■ To be done
Output the material below in its entirety, exactly as given.

** Start Given data **

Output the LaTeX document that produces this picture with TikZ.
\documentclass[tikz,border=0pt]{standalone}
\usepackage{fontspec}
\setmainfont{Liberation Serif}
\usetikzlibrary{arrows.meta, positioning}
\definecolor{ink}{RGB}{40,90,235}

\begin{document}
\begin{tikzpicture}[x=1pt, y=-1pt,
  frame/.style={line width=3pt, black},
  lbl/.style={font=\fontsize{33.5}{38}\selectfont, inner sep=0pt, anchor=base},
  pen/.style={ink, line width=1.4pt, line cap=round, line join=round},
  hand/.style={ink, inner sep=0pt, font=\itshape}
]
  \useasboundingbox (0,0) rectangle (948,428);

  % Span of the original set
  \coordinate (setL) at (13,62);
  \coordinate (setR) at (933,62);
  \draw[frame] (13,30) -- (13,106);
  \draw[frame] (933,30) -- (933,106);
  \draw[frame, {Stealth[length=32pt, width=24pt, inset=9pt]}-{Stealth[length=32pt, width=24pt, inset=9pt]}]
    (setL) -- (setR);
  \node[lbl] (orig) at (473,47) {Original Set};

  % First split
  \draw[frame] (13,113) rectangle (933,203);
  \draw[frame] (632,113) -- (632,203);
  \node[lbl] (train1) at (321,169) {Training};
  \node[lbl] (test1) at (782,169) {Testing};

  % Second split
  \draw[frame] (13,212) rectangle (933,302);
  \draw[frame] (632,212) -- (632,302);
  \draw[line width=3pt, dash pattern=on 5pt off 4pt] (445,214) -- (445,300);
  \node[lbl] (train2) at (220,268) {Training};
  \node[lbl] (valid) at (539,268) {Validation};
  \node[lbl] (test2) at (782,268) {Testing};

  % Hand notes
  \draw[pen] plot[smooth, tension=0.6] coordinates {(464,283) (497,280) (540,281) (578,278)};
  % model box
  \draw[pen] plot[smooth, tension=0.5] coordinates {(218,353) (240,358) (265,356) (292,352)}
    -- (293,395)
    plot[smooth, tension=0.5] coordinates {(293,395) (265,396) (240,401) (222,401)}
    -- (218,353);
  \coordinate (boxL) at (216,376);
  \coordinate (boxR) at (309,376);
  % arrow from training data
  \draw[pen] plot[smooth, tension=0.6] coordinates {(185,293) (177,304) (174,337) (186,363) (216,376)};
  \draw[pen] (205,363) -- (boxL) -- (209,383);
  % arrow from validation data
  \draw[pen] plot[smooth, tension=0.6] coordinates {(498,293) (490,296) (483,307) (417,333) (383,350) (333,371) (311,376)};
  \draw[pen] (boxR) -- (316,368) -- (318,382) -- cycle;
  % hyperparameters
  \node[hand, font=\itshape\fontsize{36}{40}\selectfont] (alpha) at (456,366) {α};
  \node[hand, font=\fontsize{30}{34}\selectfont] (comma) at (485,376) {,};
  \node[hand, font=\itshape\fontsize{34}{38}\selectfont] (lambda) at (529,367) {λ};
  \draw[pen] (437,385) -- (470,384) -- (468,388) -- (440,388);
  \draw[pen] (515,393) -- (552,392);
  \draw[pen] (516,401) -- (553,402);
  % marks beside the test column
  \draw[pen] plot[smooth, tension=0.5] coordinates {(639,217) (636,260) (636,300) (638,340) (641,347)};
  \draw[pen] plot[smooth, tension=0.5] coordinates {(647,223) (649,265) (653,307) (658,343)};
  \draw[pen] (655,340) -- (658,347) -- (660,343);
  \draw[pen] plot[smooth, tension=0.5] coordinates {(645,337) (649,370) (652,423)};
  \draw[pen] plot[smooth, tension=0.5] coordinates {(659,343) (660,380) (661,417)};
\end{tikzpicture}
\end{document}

** End Given data **

■ Reply
Output the LaTeX document that produces this picture with TikZ.
\documentclass[tikz,border=0pt]{standalone}
\usepackage{fontspec}
\setmainfont{Liberation Serif}
\usetikzlibrary{arrows.meta, positioning}
\definecolor{ink}{RGB}{40,90,235}

\begin{document}
\begin{tikzpicture}[x=1pt, y=-1pt,
  frame/.style={line width=3pt, black},
  lbl/.style={font=\fontsize{33.5}{38}\selectfont, inner sep=0pt, anchor=base},
  pen/.style={ink, line width=1.4pt, line cap=round, line join=round},
  hand/.style={ink, inner sep=0pt, font=\itshape}
]
  \useasboundingbox (0,0) rectangle (948,428);

  % Span of the original set
  \coordinate (setL) at (13,62);
  \coordinate (setR) at (933,62);
  \draw[frame] (13,30) -- (13,106);
  \draw[frame] (933,30) -- (933,106);
  \draw[frame, {Stealth[length=32pt, width=24pt, inset=9pt]}-{Stealth[length=32pt, width=24pt, inset=9pt]}]
    (setL) -- (setR);
  \node[lbl] (orig) at (473,47) {Original Set};

  % First split
  \draw[frame] (13,113) rectangle (933,203);
  \draw[frame] (632,113) -- (632,203);
  \node[lbl] (train1) at (321,169) {Training};
  \node[lbl] (test1) at (782,169) {Testing};

  % Second split
  \draw[frame] (13,212) rectangle (933,302);
  \draw[frame] (632,212) -- (632,302);
  \draw[line width=3pt, dash pattern=on 5pt off 4pt] (445,214) -- (445,300);
  \node[lbl] (train2) at (220,268) {Training};
  \node[lbl] (valid) at (539,268) {Validation};
  \node[lbl] (test2) at (782,268) {Testing};

  % Hand notes
  \draw[pen] plot[smooth, tension=0.6] coordinates {(464,283) (497,280) (540,281) (578,278)};
  % model box
  \draw[pen] plot[smooth, tension=0.5] coordinates {(218,353) (240,358) (265,356) (292,352)}
    -- (293,395)
    plot[smooth, tension=0.5] coordinates {(293,395) (265,396) (240,401) (222,401)}
    -- (218,353);
  \coordinate (boxL) at (216,376);
  \coordinate (boxR) at (309,376);
  % arrow from training data
  \draw[pen] plot[smooth, tension=0.6] coordinates {(185,293) (177,304) (174,337) (186,363) (216,376)};
  \draw[pen] (205,363) -- (boxL) -- (209,383);
  % arrow from validation data
  \draw[pen] plot[smooth, tension=0.6] coordinates {(498,293) (490,296) (483,307) (417,333) (383,350) (333,371) (311,376)};
  \draw[pen] (boxR) -- (316,368) -- (318,382) -- cycle;
  % hyperparameters
  \node[hand, font=\itshape\fontsize{36}{40}\selectfont] (alpha) at (456,366) {α};
  \node[hand, font=\fontsize{30}{34}\selectfont] (comma) at (485,376) {,};
  \node[hand, font=\itshape\fontsize{34}{38}\selectfont] (lambda) at (529,367) {λ};
  \draw[pen] (437,385) -- (470,384) -- (468,388) -- (440,388);
  \draw[pen] (515,393) -- (552,392);
  \draw[pen] (516,401) -- (553,402);
  % marks beside the test column
  \draw[pen] plot[smooth, tension=0.5] coordinates {(639,217) (636,260) (636,300) (638,340) (641,347)};
  \draw[pen] plot[smooth, tension=0.5] coordinates {(647,223) (649,265) (653,307) (658,343)};
  \draw[pen] (655,340) -- (658,347) -- (660,343);
  \draw[pen] plot[smooth, tension=0.5] coordinates {(645,337) (649,370) (652,423)};
  \draw[pen] plot[smooth, tension=0.5] coordinates {(659,343) (660,380) (661,417)};
\end{tikzpicture}
\end{document}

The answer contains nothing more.